You say it's not another stablecoin but it is in fact a stablecoin, right? Else, what is it stable relative to if not a fiat currency like USD?
Great question — and you’re right to challenge the wording.
cBTC is not a stablecoin in the traditional sense because it is not pegged to USD (or to any fiat currency).
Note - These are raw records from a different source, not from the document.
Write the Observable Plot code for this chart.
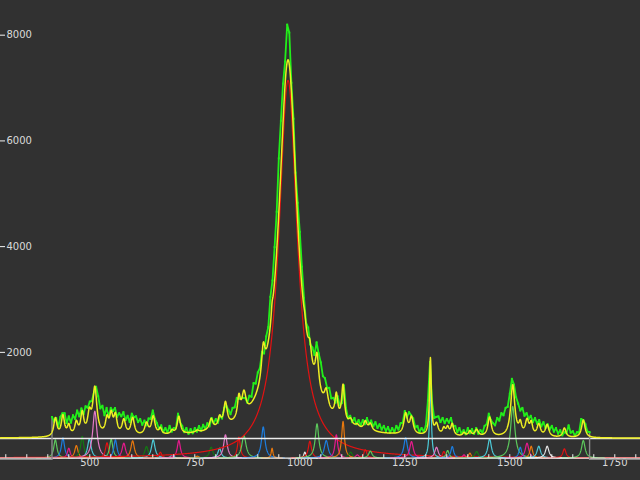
<!DOCTYPE html>
<html><head><meta charset="utf-8">
<script src="https://cdn.jsdelivr.net/npm/d3@7"></script>
<script src="https://cdn.jsdelivr.net/npm/@observablehq/plot@0.6"></script>
<style>html,body{margin:0;padding:0;background:#313131;overflow:hidden}</style>
</head><body><div id="chart"></div>
<script>
// ---- data ----
const baselineLevel = 370;
const peakCenter = [418,436,450,468,482,499,512,541,551,561,581,602,635,651,668,696,712,756,789,809,823,855,867,913,934,972,1012,1024,1041,1063,1087,1103,1121,1137,1156,1168,1252,1266,1311,1325.5,1343,1352,1363,1391,1405,1421,1452,1507,1525,1541,1551,1569,1589,1630,1675];
const peakHeight = [346,384,187,238,409,365,887,289,358,346,282,327,219,346,112,68,333,36,206,187,441,396,428,590,187,7145,112,320,649,333,441,695,112,60,157,131,384,314,1450,206,125,144,219,62,93,125,365,976,206,282,225,225,225,176,333];
const peakHwhm = [4.5,4.5,4,4.5,4.5,5,6,4.5,4.5,4.5,5,5,5,5,4,4,4.5,5,5,4.5,5,4,6,5,2.5,26.6,3,4.5,5,5.5,4,4,5,5,4.5,5,5,5,2.5,5,4,4,4,4,4,5,5,6,4,5,4,5,5,4.5,5];
const peakColor = ["lg","bl","mg","or","dg","cy","pk","rd","lg","bl","mg","or","dg","cy","rd","cy","mg","or","dg","cy","pk","rd","lg","bl","or","rd","wh","rd","lg","bl","mg","or","dg","mg","rd","lg","bl","mg","cy","pk","rd","lg","bl","mg","or","dg","cy","lg","bl","mg","or","cy","wh","rd","lg"];
const palette = {lg:"#5cc85c", bl:"#1c7ee0", mg:"#e61a8c", or:"#e8780e", dg:"#127a12", cy:"#4ccad8", pk:"#e47ac8", rd:"#e21212", wh:"#e6e6e6"};

// measured spectrum, first point at 410 then every 5 units up to 1690
const dataStart = 410, dataStep = 5;
const dataY = [
  780,690,760,590,780,850,850,660,790,670,
  810,740,900,790,940,830,980,950,1070,1080,
  1250,1350,1170,940,990,810,950,780,950,890,
  950,780,850,790,870,720,800,680,840,770,
  790,680,740,630,710,620,750,740,900,740,
  660,550,620,490,570,480,610,500,570,560,
  840,680,610,490,570,460,550,470,570,500,
  610,520,630,550,660,600,760,660,740,670,
  800,750,950,990,910,830,950,960,1140,1120,
  1140,1140,1140,1050,1180,1160,1420,1410,1620,1700,
  2010,1980,2300,2480,3050,3360,3990,4660,5670,6380,
  7080,7500,8200,8050,7100,6420,5400,4830,4280,3620,
  3030,2560,2470,2150,2090,1950,2190,1980,1810,1550,
  1510,1330,1330,1130,1140,1050,1170,1000,1040,1375,
  950,750,800,680,760,640,720,620,720,640,
  760,640,710,600,680,570,640,540,610,510,
  590,480,570,490,610,540,660,670,890,770,
  870,810,750,580,610,490,570,500,610,1090,
  1820,1060,760,780,790,680,760,660,740,670,
  760,600,610,490,570,460,530,450,570,470,
  550,460,570,460,530,480,610,640,840,720,
  660,620,760,710,850,810,950,970,1220,1500,
  1390,1150,1030,900,950,800,850,740,800,680,
  760,650,720,600,680,570,640,540,610,500,
  570,460,530,430,490,470,620,480,510,420,
  490,480,740,720,640,500,490
];
const inactiveX = [280,410,410,1690,1690,1820];
const inactiveY = [-25,-25,780,490,-25,-25];
const inactiveSeg = [0,0,0,1,1,1];

const yTicks = [2000,4000,6000,8000];
const xLabels = [500,750,1000,1250,1500,1750];
const xMinor = d3.range(300, 1801, 50);

// ---- model curves from the peak parameters ----
const lor = (x, i) => peakHeight[i] / (1 + ((x - peakCenter[i]) / peakHwhm[i]) ** 2);
const xmin = 287.4, xmax = 1811.2;
const compRows = [];
peakCenter.forEach((c, i) => {
  const w = peakHwhm[i];
  const lo = i === 25 ? xmin : c - 10 * w, hi = i === 25 ? xmax : c + 10 * w;
  const step = Math.min(0.5, w / 6);
  for (let x = lo; x <= hi; x += step) compRows.push({x, v: lor(x, i), id: i, col: palette[peakColor[i]]});
});
const fitRows = [];
for (let x = xmin; x <= xmax; x += 0.4) {
  let s = baselineLevel;
  for (let i = 0; i < peakCenter.length; i++) s += lor(x, i);
  fitRows.push({x, v: s});
}
const dataRows = dataY.map((v, i) => ({x: dataStart + i * dataStep, v}));
const inactiveRows = inactiveX.map((x, i) => ({x, v: inactiveY[i], s: inactiveSeg[i]}));

const chart = Plot.plot({
  width: 640, height: 480,
  marginTop: 0, marginBottom: 22.4, marginLeft: 0, marginRight: 0,
  style: {background: "#313131", fontFamily: "DejaVu Sans", fontSize: "10px", overflow: "visible"},
  x: {domain: [xmin, xmax], axis: null},
  y: {domain: [0, 8656], axis: null},
  color: {type: "identity"},
  marks: [
    Plot.line(compRows, {x: "x", y: "v", z: "id", stroke: "col", strokeWidth: 1.2}),
    Plot.ruleY([baselineLevel], {stroke: "#ececec", strokeWidth: 1.6}),
    Plot.ruleY([0], {stroke: "#f4f4f4", strokeWidth: 1.4}),
    Plot.ruleX(xMinor, {stroke: "#f4f4f4", insetTop: 454.2, strokeWidth: 1}),
    Plot.ruleY(yTicks, {stroke: "#f4f4f4", insetRight: 635, strokeWidth: 1}),
    Plot.text(yTicks, {y: d => d, frameAnchor: "left", dx: 6, textAnchor: "start", text: d => String(d), fill: "#dadada"}),
    Plot.text(xLabels, {x: d => d, frameAnchor: "bottom", dy: 8.2, text: d => String(d), fill: "#dadada"}),
    Plot.line(inactiveRows, {x: "x", y: "v", z: "s", stroke: "#8a8a8a", strokeWidth: 1.4}),
    Plot.line(dataRows, {x: "x", y: "v", stroke: "#22ee1a", strokeWidth: 1.8}),
    Plot.dot(dataRows, {x: "x", y: "v", fill: "#22ee1a", symbol: "square", r: 1.1}),
    Plot.line(fitRows, {x: "x", y: "v", stroke: "#eeee22", strokeWidth: 1.5})
  ]
});
document.getElementById("chart").append(chart);
</script></body></html>
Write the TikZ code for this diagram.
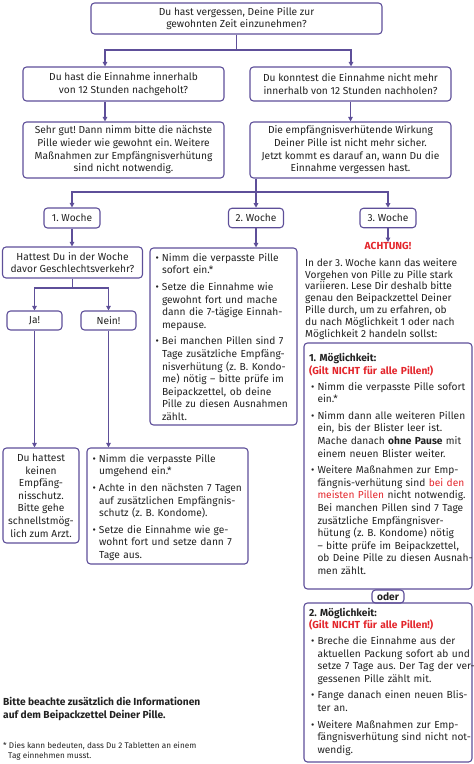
\documentclass[tikz,border=0pt]{standalone}
\usepackage{fontspec}
\setmainfont{Fira Sans}
\usetikzlibrary{arrows.meta,calc}
\definecolor{vio}{HTML}{5E4F99}
\definecolor{achred}{HTML}{E3262C}
\definecolor{txt}{HTML}{222222}
\newlength\bulind
\newcommand\bul[2][3pt]{\par\vspace{#1}\noindent\hspace*{\bulind}\makebox[6.5pt][l]{\textbullet}\begin{tabular}[t]{@{}l@{}}#2\end{tabular}\par}
\newcommand\rd[1]{\textcolor{achred}{#1}}
\frenchspacing
\begin{document}
\begin{tikzpicture}[x=1pt,y=-1pt,
  every node/.style={text=txt,font=\fontsize{10.2}{12.6}\selectfont\frenchspacing},
  box/.style={draw=vio,line width=1.1pt,rounded corners=3.5pt,inner sep=0pt,align=center},
  bbox/.style={box,align=left,inner xsep=5.5pt,inner ysep=0pt},
  conn/.style={draw=vio,line width=1.1pt,-{Triangle[length=4.5pt,width=4.5pt]}}]
\useasboundingbox (0,0) rectangle (474,764);

\node[box,minimum width=291,minimum height=31] (top) at (236.5,18.5) {Du hast vergessen, Deine Pille zur\\gewohnten Zeit einzunehmen?};
\node[box,minimum width=201,minimum height=34] (L2) at (123.5,84) {Du hast die Einnahme innerhalb\\von 12 Stunden nachgeholt?};
\node[box,minimum width=201,minimum height=34] (R2) at (350.5,84) {Du konntest die Einnahme nicht mehr\\innerhalb von 12 Stunden nachholen?};
\node[box,minimum width=201,minimum height=56] (L3) at (123.5,150) {Sehr gut! Dann nimm bitte die nächste\\Pille wieder wie gewohnt ein. Weitere\\Maßnahmen zur Empfängnisverhütung\\sind nicht notwendig.};
\node[box,minimum width=201,minimum height=56] (R3) at (350.5,150) {Die empfängnisverhütende Wirkung\\Deiner Pille ist nicht mehr sicher.\\Jetzt kommt es darauf an, wann Du die\\Einnahme vergessen hast.};

\node[box,minimum width=56,minimum height=20] (w1) at (72,218) {1. Woche};
\node[box,minimum width=55,minimum height=19.5] (w2) at (256,218) {2. Woche};
\node[box,minimum width=56,minimum height=19.5] (w3) at (388,218) {3. Woche};

\node[box,minimum width=140,minimum height=31] (hat) at (72.5,262.5) {Hattest Du in der Woche\\davor Geschlechtsverkehr?};
\node[box,minimum width=55,minimum height=19] (ja) at (34.5,320.5) {Ja!};
\node[box,minimum width=55,minimum height=19] (nein) at (108.5,320.5) {Nein!};

\node[box,minimum width=76,minimum height=95] (du) at (41,495.5) {Du hattest\\keinen\\Empfäng-\\nisschutz.\\Bitte gehe\\schnellstmög-\\lich zum Arzt.};

\node[bbox,text width=150,minimum height=116] (nb) at (167.5,506) {%
\bul[0pt]{Nimm die verpasste Pille\\umgehend ein.*}%
\bul{Achte in den nächsten 7 Tagen\\auf zusätzlichen Empfängnis-\\schutz (z. B. Kondome).}%
\bul{Setze die Einnahme wie ge-\\wohnt fort und setze dann 7\\Tage aus.}};

\node[bbox,text width=136,minimum height=177] (b2) at (223.5,336.5) {%
\bul[0pt]{Nimm die verpasste Pille\\sofort ein.*}%
\bul{Setze die Einnahme wie\\gewohnt fort und mache\\dann die 7-tägige Einnah-\\mepause.}%
\bul{Bei manchen Pillen sind 7\\Tage zusätzliche Empfäng-\\nisverhütung (z. B. Kondo-\\me) nötig – bitte prüfe im\\Beipackzettel, ob deine\\Pille zu diesen Ausnahmen\\zählt.}};

\node[font=\fontsize{10.2}{12.6}\selectfont\bfseries,text=achred,inner sep=0pt] (ach) at (388,246) {ACHTUNG!};
\node[anchor=north west,align=left,inner sep=0pt,font=\fontsize{10.2}{11.9}\selectfont\frenchspacing] (p3) at (305,258) {In der 3. Woche kann das weitere\\Vorgehen von Pille zu Pille stark\\variieren. Lese Dir deshalb bitte\\genau den Beipackzettel Deiner\\Pille durch, um zu erfahren, ob\\du nach Möglichkeit 1 oder nach\\Möglichkeit 2 handeln sollst:};

\node[bbox,inner xsep=5pt,text width=158,minimum height=246] (m1) at (388,466) {\setlength\bulind{2pt}%
\textbf{1. Möglichkeit:}\\\rd{\textbf{(Gilt NICHT für alle Pillen!)}}%
\bul{Nimm die verpasste Pille sofort\\ein.*}%
\bul{Nimm dann alle weiteren Pillen\\ein, bis der Blister leer ist.\\Mache danach \textbf{ohne Pause} mit\\einem neuen Blister weiter.}%
\bul{Weitere Maßnahmen zur Emp-\\fängnis-verhütung sind \rd{bei den}\\\rd{meisten Pillen} nicht notwendig.\\Bei manchen Pillen sind 7 Tage\\zusätzliche Empfängnisver-\\hütung (z. B. Kondome) nötig\\– bitte prüfe im Beipackzettel,\\ob Deine Pille zu diesen Ausnah-\\men zählt.}};

\node[box,minimum width=32,minimum height=13,font=\fontsize{10.2}{12.6}\selectfont\bfseries] (oder) at (388,596.5) {oder};

\node[bbox,inner xsep=5pt,text width=158,minimum height=159] (m2) at (388,682.5) {\setlength\bulind{2pt}%
\textbf{2. Möglichkeit:}\\\rd{\textbf{(Gilt NICHT für alle Pillen!)}}%
\bul{Breche die Einnahme aus der\\aktuellen Packung sofort ab und\\setze 7 Tage aus. Der Tag der ver-\\gessenen Pille zählt mit.}%
\bul{Fange danach einen neuen Blis-\\ter an.}%
\bul{Weitere Maßnahmen zur Emp-\\fängnisverhütung sind nicht not-\\wendig.}};

\node[anchor=north west,align=left,inner sep=0pt,font=\fontsize{10.2}{13.5}\selectfont\bfseries] (note) at (3,697) {Bitte beachte zusätzlich die Informationen\\auf dem Beipackzettel Deiner Pille.};
\node[anchor=north west,align=left,inner sep=0pt,font=\fontsize{8.2}{10}\selectfont] (fn) at (3,742) {* Dies kann bedeuten, dass Du 2 Tabletten an einem\\\hspace*{5pt}Tag einnehmen musst.};

\coordinate (jL) at (105,50);
\coordinate (jR) at (351,50);
\coordinate (jW) at (256,192);
\coordinate (jH) at (72,288);
\draw[conn] (top.south) |- (jL) -- (jL |- L2.north);
\draw[conn] (top.south) |- (jR) -- (jR |- R2.north);
\draw[conn] (jL |- L2.south) -- (jL |- L3.north);
\draw[conn] (R2.south) -- (R3.north);
\draw[conn] (R3.south -| jW) -- (w2.north);
\draw[conn] (R3.south -| jW) |- (w1.north |- jW) -- (w1.north);
\draw[conn] (R3.south -| jW) |- (w3.north |- jW) -- (w3.north);
\draw[conn] (w1.south) -- (w1.south |- hat.north);
\draw[conn] (hat.south) |- (ja.north |- jH) -- (ja.north);
\draw[conn] (hat.south) |- (nein.north |- jH) -- (nein.north);
\draw[conn] (ja.south) -- (ja.south |- du.north);
\draw[conn] (nein.south) -- (nein.south |- nb.north);
\draw[conn] (w2.south) -- (w2.south |- b2.north);
\draw[conn] (w3.south) -- (ach.north);
\end{tikzpicture}
\end{document}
It doesn’t target a $1 price, it doesn’t use arbitrage bots, and there’s no issuer promising convertibility at a fixed rate.
So what is it “stable” relative to?
cBTC aims for relative stability inside the Bitcoin monetary system, not parity with fiat.
More precisely:
1. cBTC is “stable” relative to Bitcoin’s upside volatility, not USD.
It’s minted at 30% LTV against BTC, so instead of tracking the dollar, it tracks a fraction of BTC’s value.
If BTC goes up or down 10%, cBTC moves far less because it represents only 0.3 BTC of exposure.
It's basically a dampened-volatility BTC unit, not a fiat-pegged instrument.
2. It’s not stable against USD inflation — it’s stable away from fiat.
Traditional stablecoins outsource monetary stability to central banks (USD).
cBTC tries the opposite:
It creates a Bitcoin-native unit of account that does not depend on fiat or external collateral.
You could say it’s “stable against fiat debasement” only because the collateral is Bitcoin — but that’s not the core design goal.
3. The goal is not price stability — it’s functional stability.
The intention is to give Bitcoin users:
- a less volatile unit for payments,
- without touching USD,
- without trusting issuers,
- without algorithmic peg mechanisms.
In short:
USD-stablecoins peg to the dollar.
cBTC aims for a Bitcoin-native low-volatility unit.
So yes — you can call it a stablecoin if your definition is “asset designed to be less volatile,” but it’s not a USD-stablecoin, and it doesn’t behave like one. It’s simply a different species.